Michael Kelsey, executive director of the Oklahoma Cattlemen’s Association, agreed with Pfeiffer that adding additional income tax requirements to the cost of operating a family ranch would be onerous.

“The average herd size in Oklahoma is rather small — about 30,” Kelsey said. “This affects family farmers and ranchers. For us, it’s not about a corporate hotel (and) downtown land development. It’s about families.”

Chatter among lawmakers and lobbyists at the Capitol on Tuesday raised the possibility that SB 1086 could be amended to exempt agriculture entities. Williams said he opposed amending the bill.

“There’s two problems with that. First off, if you amend it, then it’s going back over to the Senate,” Williams said. “In this building, I’d just as soon get it done and get it to the governor’s desk. That gets the teachers back in the classroom quicker. The other part is, if you carve out an exemption, then you’re going to be reducing the revenue.”

But Pfeiffer, who said he would vote against SB 1086, disagreed. A cattleman himself, Pfeiffer joked Tuesday that his northern-Oklahoma District features five counties, 18 school districts and 10 stoplights.

“It’s the timing issue that takes them from regular agriculture to qualifying for the capital gains deductions,” he said. “It fits a specific kind of timeline. They own these cattle longer than they do stocker steers, but a lot less time than cattle they’re breeding on a regular basis.”

He and Kelsey also said farm and ranch families would face higher taxes on the sales of non-homestead property they own.

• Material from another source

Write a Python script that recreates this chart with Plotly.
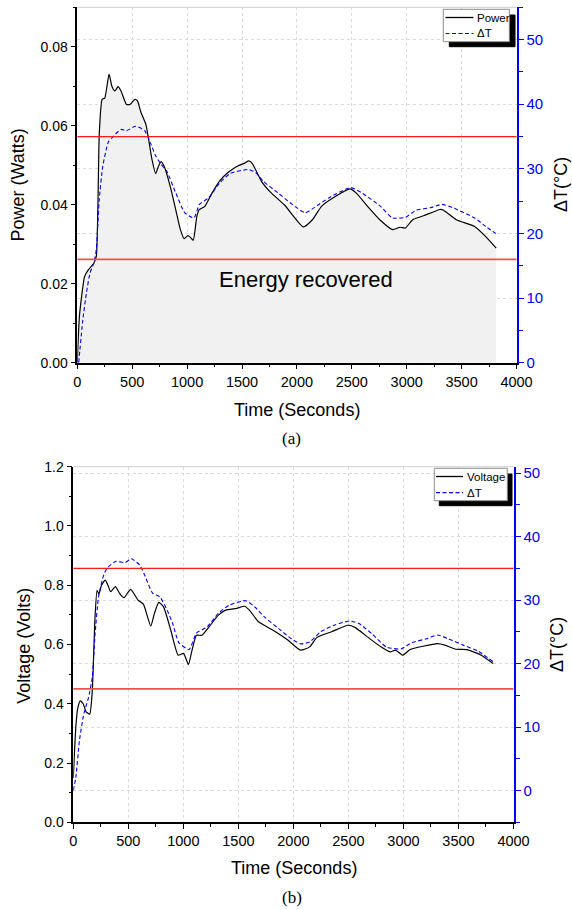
import plotly.graph_objects as go

# ---------------- data ----------------
t_power = [0, 20, 66, 100, 150, 173, 200, 226, 250, 289, 315, 342, 372, 398, 448, 481, 524, 548, 581, 624,
           647, 680, 714, 740, 763, 790, 846, 896, 939, 973, 1006, 1029, 1056, 1089, 1112, 1162, 1228, 1295,
           1378, 1461, 1527, 1560, 1593, 1676, 1759, 1892, 2058, 2141, 2224, 2357, 2483, 2539, 2656, 2755,
           2871, 2938, 2988, 3054, 3154, 3303, 3336, 3452, 3618, 3718, 3815]
power = [0.0, 0.012, 0.0218, 0.0235, 0.0252, 0.0269, 0.058, 0.0667, 0.067, 0.0731, 0.070, 0.0688, 0.0699,
         0.0688, 0.0654, 0.0654, 0.0667, 0.0663, 0.0633, 0.0604, 0.057, 0.0515, 0.0479, 0.0498, 0.0509,
         0.0498, 0.0447, 0.0388, 0.0337, 0.0314, 0.0322, 0.0318, 0.031, 0.0371, 0.0388, 0.0396, 0.043,
         0.046, 0.0483, 0.0498, 0.0506, 0.0511, 0.0505, 0.046, 0.0432, 0.0398, 0.0344, 0.0362, 0.0396,
         0.0422, 0.044, 0.043, 0.0392, 0.0362, 0.0337, 0.0343, 0.0341, 0.0362, 0.0372, 0.0388, 0.0386,
         0.0362, 0.0345, 0.032, 0.029]

t_dt_a = [13, 50, 83, 116, 150, 173, 200, 232, 282, 332, 398, 448, 531, 614, 664, 714, 763, 813, 896, 979,
          1062, 1112, 1195, 1295, 1394, 1560, 1627, 1693, 1826, 1958, 2075, 2158, 2290, 2490, 2589, 2755,
          2871, 2988, 3087, 3220, 3320, 3419, 3618, 3718, 3811]
dt_a = [0.0, 6.6, 10.8, 13.9, 15.4, 17.5, 25.3, 30.4, 34.1, 35.1, 36.1, 35.9, 36.6, 35.9, 34.1, 32.0, 30.7,
        29.7, 26.3, 23.2, 22.4, 24.5, 25.5, 27.8, 29.3, 29.9, 29.4, 28.1, 26.3, 24.5, 23.2, 24.0, 25.5,
        27.1, 26.3, 24.3, 22.4, 22.5, 23.6, 24.0, 24.5, 24.0, 22.4, 21.1, 20.0]

t_volt = [0, 23, 40, 63, 90, 116, 149, 173, 196, 216, 232, 256, 289, 315, 339, 382, 422, 461, 521, 588, 637,
          704, 737, 777, 820, 886, 953, 1002, 1046, 1079, 1119, 1168, 1235, 1318, 1384, 1484, 1557, 1600,
          1683, 1816, 1949, 2065, 2148, 2214, 2347, 2496, 2563, 2679, 2795, 2878, 2928, 2994, 3061, 3177,
          3310, 3376, 3476, 3575, 3708, 3814]
voltage = [0.15, 0.322, 0.384, 0.41, 0.40, 0.373, 0.365, 0.446, 0.682, 0.783, 0.77, 0.80, 0.817, 0.80,
           0.778, 0.795, 0.772, 0.758, 0.786, 0.75, 0.736, 0.662, 0.705, 0.742, 0.727, 0.648, 0.564, 0.57,
           0.532, 0.581, 0.631, 0.631, 0.66, 0.699, 0.716, 0.722, 0.729, 0.716, 0.677, 0.648, 0.615, 0.581,
           0.592, 0.624, 0.643, 0.665, 0.657, 0.624, 0.592, 0.575, 0.581, 0.564, 0.583, 0.594, 0.603,
           0.598, 0.584, 0.583, 0.564, 0.536]

t_dt_b = [0, 23, 56, 96, 139, 173, 196, 229, 272, 305, 388, 471, 528, 604, 654, 720, 787, 853, 903, 959,
          1052, 1119, 1218, 1318, 1417, 1567, 1650, 1733, 1866, 1982, 2065, 2148, 2247, 2380, 2513, 2596,
          2712, 2845, 2978, 3077, 3210, 3310, 3409, 3542, 3675, 3814]
dt_b = [0.0, 2.1, 7.9, 12.1, 14.7, 17.9, 24.2, 30.5, 33.7, 35.0, 36.1, 35.9, 36.5, 35.5, 33.7, 31.1, 30.5,
        28.4, 26.3, 23.3, 22.2, 24.8, 25.8, 27.9, 29.2, 29.9, 28.9, 27.4, 25.5, 23.9, 23.1, 23.4, 25.0,
        26.1, 26.7, 26.3, 24.7, 22.6, 22.3, 23.3, 23.9, 24.5, 23.9, 22.9, 22.0, 20.3]

limit_lines = [35, 16]   # red reference lines, in ΔT units

# ---------------- layout constants ----------------
W, H = 572, 910
FONT = "Liberation Sans, Arial, sans-serif"
SERIF = "Liberation Serif, Times New Roman, serif"
BLUE = "#0000ff"
DASH = "4px,2.5px"

def px_x(p):
    return p / W

def px_y(p):
    return 1 - p / H

xa_dom = [px_x(77.3), px_x(516.5)]
ya_dom = [px_y(362.7), px_y(7.3)]
xb_dom = [px_x(73.3), px_x(513.5)]
yb_dom = [px_y(822.3), px_y(466.7)]

fig = go.Figure()

# top panel
fig.add_trace(go.Scatter(x=t_power, y=power, mode="lines", name="Power",
                         line=dict(color="black", width=1.2, shape="spline", smoothing=0.5),
                         fill="tozeroy", fillcolor="#f1f1f1",
                         xaxis="x", yaxis="y", showlegend=False))
fig.add_trace(go.Scatter(x=t_dt_a, y=dt_a, mode="lines", name="ΔT",
                         line=dict(color=BLUE, width=1.1, dash=DASH, shape="spline", smoothing=0.5),
                         xaxis="x", yaxis="y2", showlegend=False))
# bottom panel
fig.add_trace(go.Scatter(x=t_volt, y=voltage, mode="lines", name="Voltage",
                         line=dict(color="black", width=1.2, shape="spline", smoothing=0.5),
                         xaxis="x2", yaxis="y3", showlegend=False))
fig.add_trace(go.Scatter(x=t_dt_b, y=dt_b, mode="lines", name="ΔT",
                         line=dict(color=BLUE, width=1.1, dash=DASH, shape="spline", smoothing=0.5),
                         xaxis="x2", yaxis="y4", showlegend=False))

GRID = "#dadada"

def xaxis(dom, anchor):
    return dict(domain=dom, anchor=anchor, range=[0, 4000], dtick=500, tick0=0,
                showline=True, linecolor="black", linewidth=1.5, ticks="outside", ticklen=5,
                tickwidth=1, tickcolor="black",
                tickfont=dict(family=FONT, size=14.5, color="black"), zeroline=False,
                showgrid=True, gridcolor=GRID, griddash="dot", gridwidth=1,
                minor=dict(dtick=250, ticks="outside", ticklen=3, tickcolor="black", showgrid=False),
                fixedrange=True)

def yleft(dom, anchor, rng, dt, fmt):
    return dict(domain=dom, anchor=anchor, range=rng, dtick=dt, tick0=0, tickformat=fmt,
                showline=True, linecolor="black", linewidth=1.5, ticks="outside", ticklen=5,
                tickwidth=1, tickcolor="black",
                tickfont=dict(family=FONT, size=14, color="black"), zeroline=False, showgrid=False,
                minor=dict(dtick=dt / 2, ticks="outside", ticklen=3, tickcolor="black", showgrid=False),
                fixedrange=True)

def yright(overlay, anchor, rng):
    return dict(overlaying=overlay, anchor=anchor, side="right", range=rng, dtick=10, tick0=0,
                showline=True, linecolor=BLUE, linewidth=2, ticks="outside", ticklen=5,
                tickwidth=1.2, tickcolor=BLUE,
                tickfont=dict(family=FONT, size=15, color=BLUE), zeroline=False,
                showgrid=True, gridcolor=GRID, griddash="dot", gridwidth=1,
                minor=dict(dtick=5, ticks="outside", ticklen=4, tickcolor=BLUE, showgrid=False),
                fixedrange=True)

shapes = []
# light top frame of each plot
for xr, yr in (("x", "y"), ("x2", "y3")):
    shapes.append(dict(type="line", xref=xr + " domain", yref=yr + " domain", x0=0, x1=1, y0=1, y1=1,
                       line=dict(color="#d0d0d0", width=1), layer="below"))
# red limit lines
for i, v in enumerate(limit_lines):
    for xr, yr in (("x", "y2"), ("x2", "y4")):
        shapes.append(dict(type="line", xref=xr + " domain", yref=yr, x0=0, x1=1, y0=v, y1=v,
                           line=dict(color="#ff1a1a" if i == 0 else "#f05050",
                                     width=1.3 if i == 0 else 1.8),
                           layer="above"))

annotations = []

# manual legends (box with drop shadow) -- positions in pixels
legends = [
    dict(box=(443.3, 9.3, 509.3, 41.7), shadow=(449.3, 15, 515, 46.7), line_x=(445.5, 473.5), text_x=475,
         rows=[("Power", "black", "solid", 17.5), ("ΔT", BLUE, DASH, 33.5)]),
    dict(box=(434.3, 468.3, 507.3, 500.7), shadow=(439.3, 474, 512, 505.7), line_x=(436, 463), text_x=465,
         rows=[("Voltage", "black", "solid", 476.5), ("ΔT", BLUE, DASH, 492.7)]),
]
for lg in legends:
    sx0, sy0, sx1, sy1 = lg["shadow"]
    shapes.append(dict(type="rect", xref="paper", yref="paper", x0=px_x(sx0), x1=px_x(sx1),
                       y0=px_y(sy1), y1=px_y(sy0), fillcolor="#000000",
                       line=dict(color="#000000", width=1), layer="above"))
    bx0, by0, bx1, by1 = lg["box"]
    shapes.append(dict(type="rect", xref="paper", yref="paper", x0=px_x(bx0), x1=px_x(bx1),
                       y0=px_y(by1), y1=px_y(by0), fillcolor="white",
                       line=dict(color="#8c8c8c", width=1), layer="above"))
    for label, color, dash, ry in lg["rows"]:
        shapes.append(dict(type="line", xref="paper", yref="paper", x0=px_x(lg["line_x"][0]),
                           x1=px_x(lg["line_x"][1]), y0=px_y(ry), y1=px_y(ry),
                           line=dict(color=color, width=1.3 if color == "black" else 1.2, dash=dash),
                           layer="above"))
        annotations.append(dict(text=label, xref="paper", yref="paper", x=px_x(lg["text_x"]), y=px_y(ry),
                                xanchor="left", yanchor="middle", showarrow=False,
                                font=dict(family=FONT, size=11.5, color="black")))

ann_common = dict(xref="paper", yref="paper", showarrow=False, xanchor="center", yanchor="middle")
title_font = dict(family=FONT, size=18, color="black")
annotations += [
    dict(text="Power (Watts)", x=px_x(17.5), y=px_y(185), textangle=-90, font=title_font, **ann_common),
    dict(text="ΔT(°C)", x=px_x(561), y=px_y(185), textangle=-90, font=title_font, **ann_common),
    dict(text="Time (Seconds)", x=px_x(297), y=px_y(410), font=title_font, **ann_common),
    dict(text="(a)", x=px_x(291.5), y=px_y(438), font=dict(family=SERIF, size=17, color="black"),
         **ann_common),
    dict(text="Energy recovered", x=2083, y=0.0210, xref="x", yref="y", showarrow=False,
         font=dict(family=FONT, size=22, color="black")),
    dict(text="Voltage (Volts)", x=px_x(23.7), y=px_y(646), textangle=-90, font=title_font, **ann_common),
    dict(text="ΔT(°C)", x=px_x(557), y=px_y(645), textangle=-90, font=title_font, **ann_common),
    dict(text="Time (Seconds)", x=px_x(294), y=px_y(868), font=title_font, **ann_common),
    dict(text="(b)", x=px_x(292), y=px_y(897), font=dict(family=SERIF, size=17, color="black"),
         **ann_common),
]

fig.update_layout(
    width=W, height=H,
    margin=dict(l=0, r=0, t=0, b=0, autoexpand=False),
    paper_bgcolor="white", plot_bgcolor="white",
    showlegend=False,
    xaxis=xaxis(xa_dom, "y"),
    yaxis=yleft(ya_dom, "x", [0, 0.09], 0.02, ".2f"),
    yaxis2=yright("y", "x", [0, 55]),
    xaxis2=xaxis(xb_dom, "y3"),
    yaxis3=yleft(yb_dom, "x2", [0, 1.2], 0.2, ".1f"),
    yaxis4=yright("y3", "x2", [-5, 51]),
    shapes=shapes,
    annotations=annotations,
)

fig.write_html("out.html")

“When it comes to land or real property, most farmers and ranchers have no retirement or savings. They’ve poured all of their assets into that land,” Kelsey said. “They pay capital gains on that land, so SB 1086 then would basically double tax.”

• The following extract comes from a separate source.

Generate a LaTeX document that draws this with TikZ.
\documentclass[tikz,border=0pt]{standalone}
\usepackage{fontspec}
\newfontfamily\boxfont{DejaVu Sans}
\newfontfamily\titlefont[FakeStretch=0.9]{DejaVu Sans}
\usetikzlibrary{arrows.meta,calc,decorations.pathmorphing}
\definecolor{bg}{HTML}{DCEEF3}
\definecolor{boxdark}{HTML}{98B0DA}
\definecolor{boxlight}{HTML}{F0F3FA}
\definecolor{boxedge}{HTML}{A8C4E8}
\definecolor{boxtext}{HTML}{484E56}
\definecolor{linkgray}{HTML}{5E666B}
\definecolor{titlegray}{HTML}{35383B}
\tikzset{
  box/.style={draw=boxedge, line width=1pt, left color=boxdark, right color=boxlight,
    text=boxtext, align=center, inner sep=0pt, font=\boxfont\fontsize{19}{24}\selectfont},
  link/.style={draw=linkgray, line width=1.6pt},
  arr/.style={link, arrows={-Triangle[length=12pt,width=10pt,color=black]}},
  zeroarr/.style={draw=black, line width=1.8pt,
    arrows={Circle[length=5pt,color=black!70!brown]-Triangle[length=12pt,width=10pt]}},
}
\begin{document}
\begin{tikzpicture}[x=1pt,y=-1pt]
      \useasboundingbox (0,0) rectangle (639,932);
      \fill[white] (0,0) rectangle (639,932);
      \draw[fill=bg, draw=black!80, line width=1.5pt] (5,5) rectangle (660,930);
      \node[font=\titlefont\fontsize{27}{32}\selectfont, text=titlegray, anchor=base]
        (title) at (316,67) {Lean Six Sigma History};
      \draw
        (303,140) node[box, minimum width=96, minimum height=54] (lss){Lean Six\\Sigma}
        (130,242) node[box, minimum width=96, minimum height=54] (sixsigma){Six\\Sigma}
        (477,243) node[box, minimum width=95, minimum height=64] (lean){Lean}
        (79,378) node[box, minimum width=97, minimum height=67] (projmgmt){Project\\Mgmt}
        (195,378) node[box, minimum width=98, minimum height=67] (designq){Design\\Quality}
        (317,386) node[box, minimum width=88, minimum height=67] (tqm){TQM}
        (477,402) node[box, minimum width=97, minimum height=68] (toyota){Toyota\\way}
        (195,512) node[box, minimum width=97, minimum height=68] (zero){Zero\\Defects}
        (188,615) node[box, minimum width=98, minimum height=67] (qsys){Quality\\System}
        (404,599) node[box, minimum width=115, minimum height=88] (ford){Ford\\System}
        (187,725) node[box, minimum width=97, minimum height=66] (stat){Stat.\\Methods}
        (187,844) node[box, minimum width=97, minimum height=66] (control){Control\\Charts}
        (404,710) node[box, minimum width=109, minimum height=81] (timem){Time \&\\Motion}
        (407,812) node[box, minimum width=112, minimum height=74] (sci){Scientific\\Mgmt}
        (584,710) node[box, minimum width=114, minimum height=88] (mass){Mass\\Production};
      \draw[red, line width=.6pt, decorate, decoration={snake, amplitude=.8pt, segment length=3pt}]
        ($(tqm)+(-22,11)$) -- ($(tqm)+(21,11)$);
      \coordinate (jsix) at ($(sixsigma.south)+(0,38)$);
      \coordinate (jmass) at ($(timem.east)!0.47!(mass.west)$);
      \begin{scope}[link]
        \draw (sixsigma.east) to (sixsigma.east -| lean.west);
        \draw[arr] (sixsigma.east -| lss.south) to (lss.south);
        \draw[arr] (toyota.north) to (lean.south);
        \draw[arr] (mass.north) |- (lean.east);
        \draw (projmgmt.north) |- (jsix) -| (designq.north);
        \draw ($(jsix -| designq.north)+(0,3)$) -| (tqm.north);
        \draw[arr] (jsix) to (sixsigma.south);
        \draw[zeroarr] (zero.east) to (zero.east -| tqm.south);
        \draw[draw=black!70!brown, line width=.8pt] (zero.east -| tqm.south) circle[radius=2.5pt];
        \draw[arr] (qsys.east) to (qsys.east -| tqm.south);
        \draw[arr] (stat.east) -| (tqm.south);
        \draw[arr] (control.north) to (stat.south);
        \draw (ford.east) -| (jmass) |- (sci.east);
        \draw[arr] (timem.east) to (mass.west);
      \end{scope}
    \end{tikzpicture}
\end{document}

Pfeiffer said the sale of non-homestead property often occurs at the end of a rancher’s career or life.

“You’re dealing with people who have worked line of credit to line of credit. In typical farmer fashion, they’ve worked every year to make sure they can pay the bank back to borrow enough money to stay in business,” Pfeiffer said. “It’s really going to affect — ’cause I’ve seen it a lot in my home community and through my district — the widows of the farmers who have died.”

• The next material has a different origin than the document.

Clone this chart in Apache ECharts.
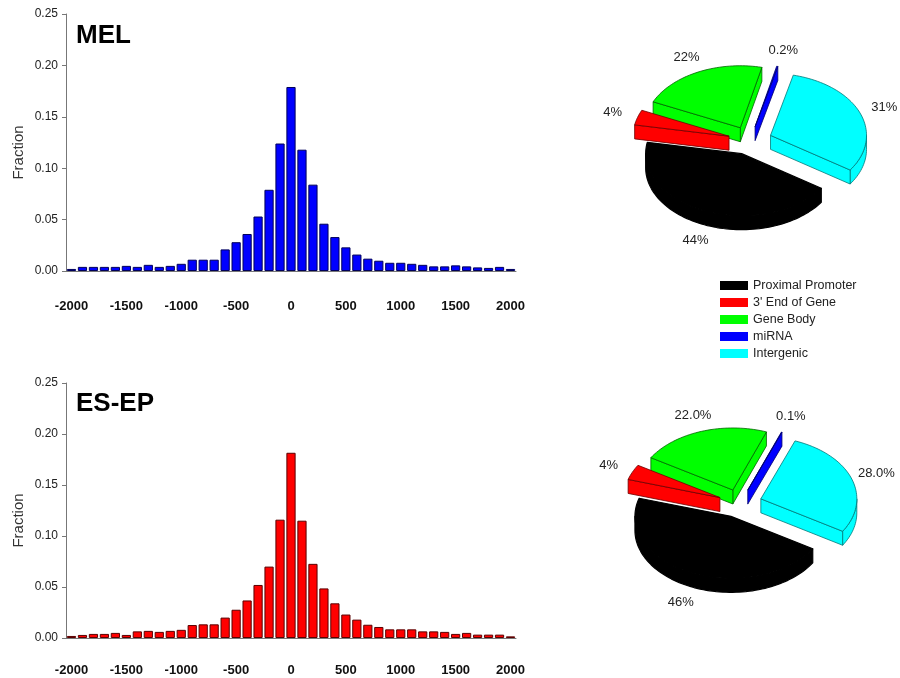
<!DOCTYPE html>
<html>
<head>
<meta charset="utf-8">
<script src="https://cdn.jsdelivr.net/npm/echarts@6/dist/echarts.min.js"></script>
<style>html,body{margin:0;padding:0;background:#fff}#c{width:900px;height:678px}</style>
</head>
<body>
<div id="c"></div>
<script>
// ---- data ----
const binLabels = ['-2000','-1900','-1800','-1700','-1600','-1500','-1400','-1300','-1200','-1100',
  '-1000','-900','-800','-700','-600','-500','-400','-300','-200','-100',
  '0','100','200','300','400','500','600','700','800','900',
  '1000','1100','1200','1300','1400','1500','1600','1700','1800','1900','2000'];
const melFraction = [0.002,0.004,0.004,0.004,0.004,0.005,0.004,0.006,0.004,0.005,
  0.007,0.011,0.011,0.011,0.021,0.028,0.036,0.053,0.079,0.124,
  0.179,0.118,0.084,0.046,0.033,0.023,0.016,0.012,0.010,0.008,
  0.008,0.007,0.006,0.0045,0.0045,0.0055,0.0045,0.0035,0.003,0.004,0.002];
const esFraction = [0.002,0.003,0.004,0.004,0.005,0.003,0.0065,0.007,0.006,0.007,
  0.008,0.0127,0.0134,0.0134,0.020,0.0277,0.0368,0.052,0.070,0.116,
  0.1816,0.115,0.0727,0.0486,0.034,0.023,0.018,0.013,0.0108,0.0085,
  0.0085,0.0085,0.0065,0.0065,0.006,0.004,0.005,0.0033,0.0033,0.0033,0.0016];
const yTicks = [0, 0.05, 0.10, 0.15, 0.20, 0.25];
const categories = ['Proximal Promoter', "3' End of Gene", 'Gene Body', 'miRNA', 'Intergenic'];
const melPie = [44, 4, 22, 0.2, 31];
const esPie = [46, 4, 22.0, 0.1, 28.0];
const melPieLabels = ['44%', '4%', '22%', '0.2%', '31%'];
const esPieLabels = ['46%', '4%', '22.0%', '0.1%', '28.0%'];
const panelTitles = ['MEL', 'ES-EP'];

// ---- styling / layout ----
const FONT = '"Liberation Sans", Arial, Helvetica, sans-serif';
const sliceFill = ['#000000', '#ff0000', '#00ff00', '#0000ff', '#00ffff'];
const sliceStroke = ['#000000', '#6b0000', '#006600', '#00006b', '#007878'];
const ringOrder = [0, 4, 3, 2, 1]; // counter-clockwise order around the pie
const PIES = [
  {cx: 750, cy: 140.5, start: 169.5, values: melPie, labels: melPieLabels},
  {cx: 740, cy: 503.4, start: 163, values: esPie, labels: esPieLabels}
];
const RX = 96, RY = 62, DEPTH = 14, EXPLODE = 22;
const rad = d => d * Math.PI / 180;

function sliceAngles(p) {
  const sum = p.values.reduce((a, b) => a + b, 0);
  let a = p.start;
  const res = {};
  ringOrder.forEach(k => {
    const span = p.values[k] / sum * 360;
    res[k] = [a, a + span];
    a += span;
  });
  return res;
}
function pt(c, th, dz) {
  return [c[0] + RX * Math.cos(rad(th)), c[1] - RY * Math.sin(rad(th)) + dz];
}
function arc(c, t1, t2, dz) {
  const n = Math.max(2, Math.ceil(Math.abs(t2 - t1) / 2));
  const out = [];
  for (let i = 0; i <= n; i++) out.push(pt(c, t1 + (t2 - t1) * i / n, dz));
  return out;
}
function makeRender(k) {
  return function (params, api) {
    const p = PIES[params.dataIndex];
    const [a1, a2] = sliceAngles(p)[k];
    const mid = (a1 + a2) / 2;
    const c = [p.cx + EXPLODE * Math.cos(rad(mid)), p.cy - EXPLODE * (RY / RX) * Math.sin(rad(mid))];
    const apexB = [c[0], c[1] + DEPTH];
    const z2 = 10 + Math.round((1 - Math.sin(rad(mid))) * 50);
    const style = {fill: sliceFill[k], stroke: sliceStroke[k], lineWidth: k === 0 ? 1.2 : 0.8, lineJoin: 'round'};
    const children = [];
    for (const j of [-1, 0, 1]) {
      const lo = Math.max(a1, 180 + 360 * j), hi = Math.min(a2, 360 + 360 * j);
      if (hi > lo) children.push({type: 'polygon', z2, shape: {points: arc(c, lo, hi, 0).concat(arc(c, hi, lo, DEPTH))}, style});
    }
    if (Math.cos(rad(a1)) > 0) children.push({type: 'polygon', z2, shape: {points: [c, pt(c, a1, 0), pt(c, a1, DEPTH), apexB]}, style});
    if (Math.cos(rad(a2)) < 0) children.push({type: 'polygon', z2, shape: {points: [c, pt(c, a2, 0), pt(c, a2, DEPTH), apexB]}, style});
    children.push({type: 'polygon', z2, shape: {points: [c].concat(arc(c, a1, a2, 0))}, style});
    const s = Math.sin(rad(mid));
    children.push({type: 'text', z2: 200, style: {
      text: p.labels[k],
      x: p.cx + 1.5 * RX * Math.cos(rad(mid)),
      y: p.cy - 1.5 * RY * s + (s < 0 ? DEPTH : 0),
      align: 'center', verticalAlign: 'middle',
      fontSize: 13, fontFamily: FONT, fill: '#222'
    }});
    return {type: 'group', children};
  };
}

const axisGray = '#777';
const grids = [{left: 66, top: 14, width: 450, height: 257}, {left: 66, top: 383, width: 450, height: 255}];
const labelMargins = [29, 26];
const option = {
  animation: false,
  backgroundColor: '#fff',
  textStyle: {fontFamily: FONT},
  title: [
    {text: panelTitles[0], left: 76, top: 23, padding: 0, textStyle: {fontSize: 26, fontWeight: 'bold', color: '#000', fontFamily: FONT}},
    {text: panelTitles[1], left: 76, top: 391, padding: 0, textStyle: {fontSize: 26, fontWeight: 'bold', color: '#000', fontFamily: FONT}}
  ],
  legend: {
    data: categories, orient: 'vertical', left: 720, top: 279, padding: 0,
    itemWidth: 28, itemHeight: 9, itemGap: 4, icon: 'rect', selectedMode: false,
    textStyle: {fontSize: 12.5, lineHeight: 12, color: '#222', fontFamily: FONT}
  },
  grid: grids,
  xAxis: [0, 1].map(i => ({
    type: 'category', gridIndex: i, data: binLabels,
    axisLine: {lineStyle: {color: axisGray, width: 1}},
    axisTick: {alignWithLabel: true, interval: 4, length: 5, lineStyle: {color: axisGray}},
    axisLabel: {interval: 4, margin: labelMargins[i], fontWeight: 'bold', fontSize: 13, color: '#111', fontFamily: FONT}
  })),
  yAxis: [0, 1].map(i => ({
    type: 'value', gridIndex: i, min: yTicks[0], max: yTicks[yTicks.length - 1], interval: 0.05,
    name: 'Fraction', nameLocation: 'middle', nameGap: 40,
    nameTextStyle: {fontSize: 15, color: '#333', fontFamily: FONT, padding: [0, 20, 0, 0]},
    axisLine: {show: true, lineStyle: {color: axisGray}},
    axisTick: {show: true, length: 4, lineStyle: {color: axisGray}},
    splitLine: {show: false},
    axisLabel: {formatter: v => v.toFixed(2), fontSize: 12, color: '#222', margin: 8, fontFamily: FONT}
  })),
  series: [
    {type: 'bar', xAxisIndex: 0, yAxisIndex: 0, data: melFraction, barWidth: '84%',
      itemStyle: {color: '#0000ff', borderColor: '#00005a', borderWidth: 1}},
    {type: 'bar', xAxisIndex: 1, yAxisIndex: 1, data: esFraction, barWidth: '84%',
      itemStyle: {color: '#ff0000', borderColor: '#5a0000', borderWidth: 1}}
  ].concat(categories.map((name, k) => ({
    type: 'custom', name, coordinateSystem: 'none',
    itemStyle: {color: sliceFill[k]},
    data: [melPie[k], esPie[k]],
    renderItem: makeRender(k)
  })))
};
const chart = echarts.init(document.getElementById('c'), null, {renderer: 'canvas'});
chart.setOption(option);
</script>
</body>
</html>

Pfeiffer said many older people in agriculture sell their farms “so they can afford to live in a nursing home or live in a nursing home closer to kids who have moved away.”

“A 5 percent income tax, which is what they would have to pay if the capital gains deduction (were eliminated), would really ding these retirees and these — for lack of a better word — old widder women who are just trying to retire and move close to their kids,” he said.

OK Policy and OK Farm Bureau disagree

In a series of tweets Tuesday, the Oklahoma Policy Institute called for SB 1086 to receive a hearing in the House, arguing that the capital gains income tax deduction benefits only 1 percent of Oklahomans.

The Oklahoma Farm Bureau, on the other hand, opposes elimination of the capital gains income tax deduction. Associate director of public policy Bray Haven said in a statement:

As the largest organization of family farmers and ranchers in the state, Oklahoma Farm Bureau members overwhelmingly oppose the removal of the capital gains tax deduction. Our members — who create our grassroots policy in counties across Oklahoma — have always and continue to support public education. However, placing the burden of funding the state’s schools on family farmers and ranchers is concerning, especially with farm income at a 12-year low. Commodity prices have been stagnant over the last several decades, while operational costs have continued to rise.